The issue of bread fund, let us talk about its impact on your association?
Take for instance, a typical processing plant costs between 50-60 million naira. You can imagine if those plants are shut down and moribund. These are some of things we are talking but under this ATA, the government wants to see all these are running because cassava bread is a local content initiative and this fund is meant to address all these challenges. If you have a factory that is one time or the other challenged, this is the time for you to come forward because there is a fund for it. Because of the percentage inclusion of cassava, there is need to increase to high quality cassava production for bread as demand for it has increased and the volume of bread baked on daily basis is 100million loaves or there about. The economic impact is great on yearly basis as over 1 billion is used to import wheat daily.

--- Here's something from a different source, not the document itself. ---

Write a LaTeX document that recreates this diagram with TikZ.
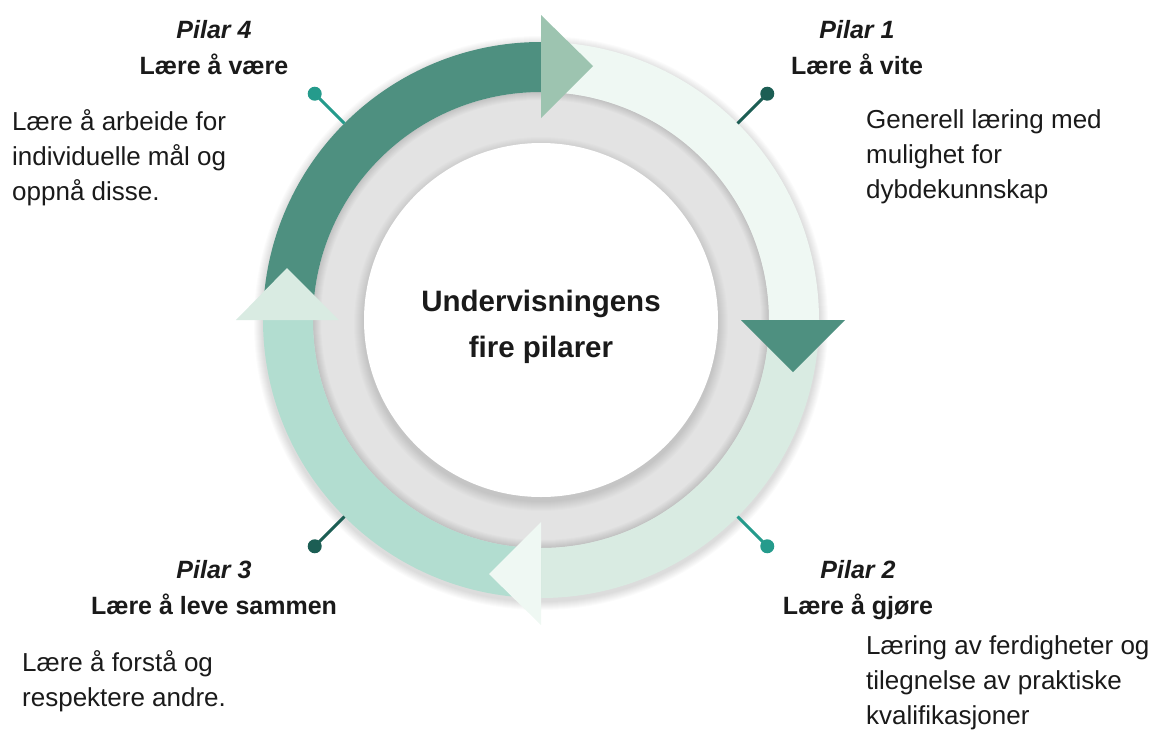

If we can just reduce this with about 20-10% by way of cassava inclusion will mean about 200million naira being saved on daily basis which is now plough back into the economy through the use of local content of cassava.2.46 billion has been earmark for the primary production of high quality cassava tubers so as to make price competitive. If the cost of production of cassava tuber is cut down, this would make the processors to produce HQCF to bread makers at a very competitive price to checkmate wheat’s demand. 4.6 billion naira is meant for the producers, 3.4 billion for marketing, 2.2 for master bakers and 1.2 for the processors and it is revolving loan that will be paid for others to benefit. The fund is the aggregate of the entire increase levy charged on the importation of wheat and the rate paid on the loan is 5% and about 30% of the loan is a grant meaning 70% of the loan will be paid on 5% interest rate.

How structure is your association?
If you want to be a cassava processor, you need 50million naira to invest on basic necessary things. The entry barrier is the problem for many people and a starter may not be able to benefit from this loan as some of us have burnt our hands with our investment, and government is now ready to intervene by supporting us with this loan so that we will be able to bring back to life our moribund factories. The process of getting the loan is through the BOI that will visit your site when our association must have certified you as member.

What is your take on cassava bill?
Every economy of the world has local content economic policy. It is only this country that anybody can just do anything. For every wheat flour produces in Nigeria, there must be a legislative law that must enforce a percentage of cassava flour inclusion as it was initiated by the FAO in the 50s and this is coming based on the alarming rate of bill on wheat import in Africa. The idea is to encourage local composite products a substitute for wheat, rice and sugar. So this bill should be accepted on arrival as Boko Haram is hitting us despite our large expanse of land.  India and China decide to lock up their economy from importation to get to where they are today.

This must be done in Nigeria as we must be ready to produce and eat what we produce. In the Brewery industry, we used to import barley into the country until a policy thrust came and asked for inclusion of sorghum as substitute to produce energy food  drink of Malta Guinness  and this is kind of policy that can positively make impact in the lives of people especially farmers. We need to take the bull by the horn. We are tired import dependant. The bill is an inclusive bill as stakeholders from both the private and public are carried along in the bill.